In solchen Situationen hilft es am meisten, wenn wir uns im Team aus­tauschen. Ein guter und verlässlicher Teamspirit vermag solche Momente zu entschärfen; mit etwas Humor und dank tollen Arbeitskolleginnen und -kollegen haben wir schon viel Schwieriges gemeistert. Wir können uns immer Hilfe holen, und auch die Rückendeckung seitens der Geschäfts­leitung hilft uns bei der Entscheidungsfindung. Da sind wir noch nie im Stich gelassen worden.

Auch eine gesunde Fehlerkultur im Team scheint mir wichtig, so lassen sich Entscheidungen auch in herausfordernden Situationen besser treffen. Einmal wöchentlich reflektieren wir in einem sogenannten Pflegegespräch, wie wir unterwegs sind. Das hilft, die eigene Einschätzung der Situation mit anderen Meinungen abzugleichen.

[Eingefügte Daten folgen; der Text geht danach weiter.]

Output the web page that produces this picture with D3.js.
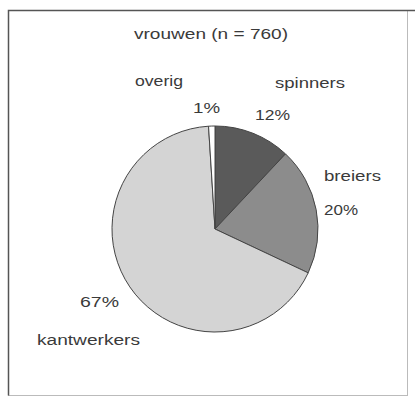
<!DOCTYPE html>
<html>
<head>
    <meta charset="utf-8">
    <title>vrouwen</title>
    <script src="https://d3js.org/d3.v7.min.js"></script>
    <style>
        body { margin: 0; background: #fff; }
        text { font-family: "Liberation Sans", Arial, sans-serif; fill: #3a3a3a; }
    </style>
</head>
<body>
<svg width="415" height="400"></svg>
<script>
    const width = 415;
    const height = 400;

    // data, clockwise from 12 o'clock
    const categories = ["spinners", "breiers", "kantwerkers", "overig"];
    const values = [12, 20, 67, 1];
    const percentLabels = ["12%", "20%", "67%", "1%"];
    const title = "vrouwen (n = 760)";

    const colors = d3.scaleOrdinal()
        .domain(categories)
        .range(["#5a5a5a", "#8c8c8c", "#d4d4d4", "#ffffff"]);

    const svg = d3.select("svg");

    // frame
    svg.append("rect")
        .attr("x", 8.5).attr("y", 10.5)
        .attr("width", 399).attr("height", 385)
        .attr("fill", "#fff")
        .attr("stroke", "#bbb");
    svg.append("path")
        .attr("d", "M8.5,395.5 V10.5 H415")
        .attr("fill", "none")
        .attr("stroke", "#555")
        .attr("stroke-width", 1.5);

    svg.append("text")
        .attr("x", 134).attr("y", 39)
        .attr("font-size", 14)
        .attr("textLength", 154)
        .attr("lengthAdjust", "spacingAndGlyphs")
        .text(title);

    const cx = 215, cy = 229, r = 103;

    const pie = d3.pie().sort(null).value(d => d.value);
    const arcs = pie(categories.map((c, i) => ({ name: c, value: values[i], label: percentLabels[i] })));
    const arc = d3.arc().innerRadius(0).outerRadius(r);

    const g = svg.append("g").attr("transform", `translate(${cx},${cy})`);
    g.selectAll("path")
        .data(arcs)
        .join("path")
        .attr("d", arc)
        .attr("fill", d => colors(d.data.name))
        .attr("stroke", "#444")
        .attr("stroke-width", 1);

    // label placements relative to pie centre: x, baseline y, text width
    const namePos = {
        spinners: [60, -141, 70],
        breiers: [109, -48, 57],
        kantwerkers: [-178, 116, 103],
        overig: [-80, -143, 48]
    };
    const pctPos = {
        spinners: [40, -109, 35],
        breiers: [109, -14, 34],
        kantwerkers: [-135, 78, 39],
        overig: [-22, -116, 27]
    };

    const labels = svg.append("g").attr("transform", `translate(${cx},${cy})`)
        .attr("font-size", 14);

    labels.selectAll("text.name")
        .data(arcs)
        .join("text")
        .attr("class", "name")
        .attr("x", d => namePos[d.data.name][0])
        .attr("y", d => namePos[d.data.name][1])
        .attr("textLength", d => namePos[d.data.name][2])
        .attr("lengthAdjust", "spacingAndGlyphs")
        .text(d => d.data.name);

    labels.selectAll("text.pct")
        .data(arcs)
        .join("text")
        .attr("class", "pct")
        .attr("x", d => pctPos[d.data.name][0])
        .attr("y", d => pctPos[d.data.name][1])
        .attr("textLength", d => pctPos[d.data.name][2])
        .attr("lengthAdjust", "spacingAndGlyphs")
        .text(d => d.data.label);
</script>
</body>
</html>
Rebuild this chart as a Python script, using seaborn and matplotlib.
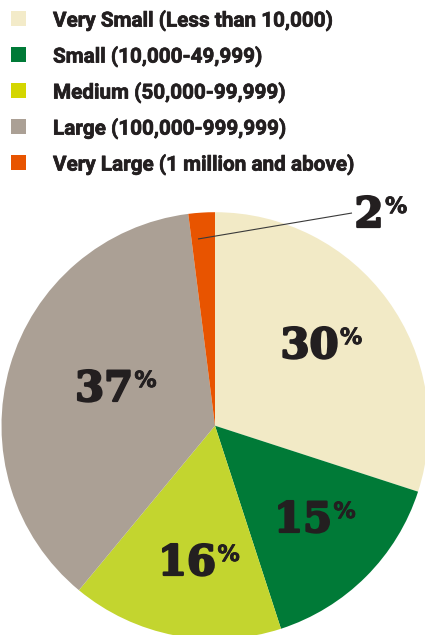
import matplotlib
matplotlib.use("Agg")
import matplotlib.pyplot as plt
import matplotlib.patheffects as pe
from matplotlib.patches import Rectangle
import seaborn as sns

# Population-size groups and their share of the total (percent)
categories = [
    "Very Small (Less than 10,000)",
    "Small (10,000-49,999)",
    "Medium (50,000-99,999)",
    "Large (100,000-999,999)",
    "Very Large (1 million and above)",
]
shares = [30, 15, 16, 37, 2]
slice_colors = ["#F2EAC6", "#007A37", "#C3D52F", "#ABA095", "#E85400"]
swatch_colors = ["#F3EBC9", "#007A37", "#D4D600", "#ABA095", "#E85400"]

W, H = 425, 635
INK = "#231F20"

sns.set_theme(style="white")
plt.rcParams["font.family"] = ["Roboto", "DejaVu Sans"]

fig = plt.figure(figsize=(W / 100, H / 100), dpi=100)
ax = fig.add_axes([0, 0, 1, 1])

# pie centre and radius in pixel units (y measured from the bottom)
cx, cy, r = 215, H - 425.7, 213.5
ax.pie(shares, colors=slice_colors, startangle=90, counterclock=False,
       center=(cx, cy), radius=r, wedgeprops=dict(linewidth=0))
ax.set_xlim(0, W)
ax.set_ylim(0, H)
ax.set_aspect("equal")
ax.axis("off")


def Y(y_top):
    """Convert a top-down pixel row to the axes' bottom-up coordinate."""
    return H - y_top


# legend: colour swatches with labels
legend_weight = [pe.withStroke(linewidth=0.5, foreground=INK)]
for i, (label, col) in enumerate(zip(categories, swatch_colors)):
    top = 11 + 36 * i
    ax.add_patch(Rectangle((11, Y(top + 15)), 15, 15, facecolor=col, lw=0))
    ax.text(53, Y(26.6 + 36 * i), label, fontsize=14.9, fontweight="bold",
            color=INK, ha="left", va="baseline", path_effects=legend_weight)

# percentage labels: digit centre x and baseline row for each slice
label_anchor = [(309.5, 358), (303, 532), (187, 575), (104, 401), (369, 227)]
heavy = [pe.withStroke(linewidth=1.6, foreground=INK)]
renderer = fig.canvas.get_renderer()
for v, (x, yb) in zip(shares, label_anchor):
    t = ax.text(x, Y(yb), f"{v}", fontsize=30, family=["DejaVu Serif"],
                fontweight="heavy", color=INK, ha="center", va="baseline",
                path_effects=heavy)
    bb = t.get_window_extent(renderer)
    ax.text(bb.x1 + 1.5, Y(yb - 14), "%", fontsize=16, family=["DejaVu Sans"],
            fontweight="bold", color=INK, ha="left", va="baseline",
            path_effects=[pe.withStroke(linewidth=0.6, foreground=INK)])

# leader line from the smallest slice to its label
ax.plot([198, 352], [Y(239), Y(213)], color="#3A3A3A", lw=0.8,
        solid_capstyle="butt")

fig.savefig("out.png", dpi=100)
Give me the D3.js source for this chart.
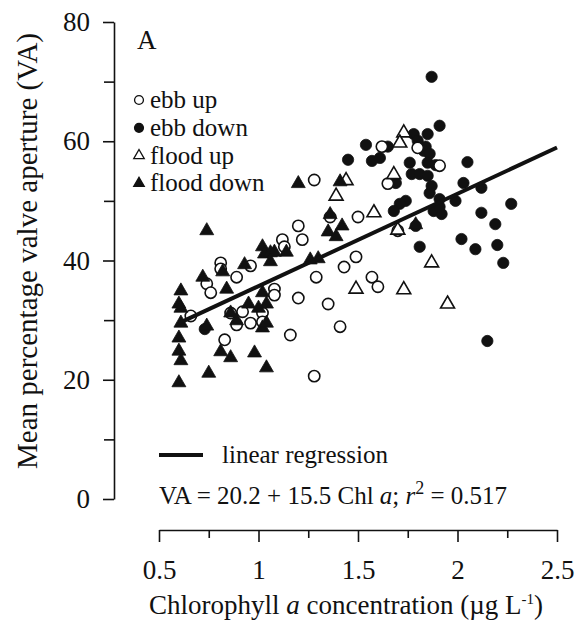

So können wir unser gemeinsames Pflegeverständnis immer wieder evaluieren und unser Vertrauen ineinander stärken.

Meine persönliche Resilienzstrategie sieht so aus:

Ich werde mir bewusst, dass es eine herausfordernde Situation ist und sie wieder vorbeigehen wird.

Ich benenne die Situation und kommuniziere transparent mit meinen Vorgesetzten.


Ich gebe mein Bestes – nach meinen Möglichkeiten.


Ich schraube meine eigenen Ansprüche herunter.


Nach Feierabend gehe ich spazieren, lüfte den Kopf aus und versuche, mich zu erden.


Viel Kaffee und Psychohygiene mit meinen Arbeitskolleginnen und -kollegen, meinem Freund und/oder meinen Freundinnen.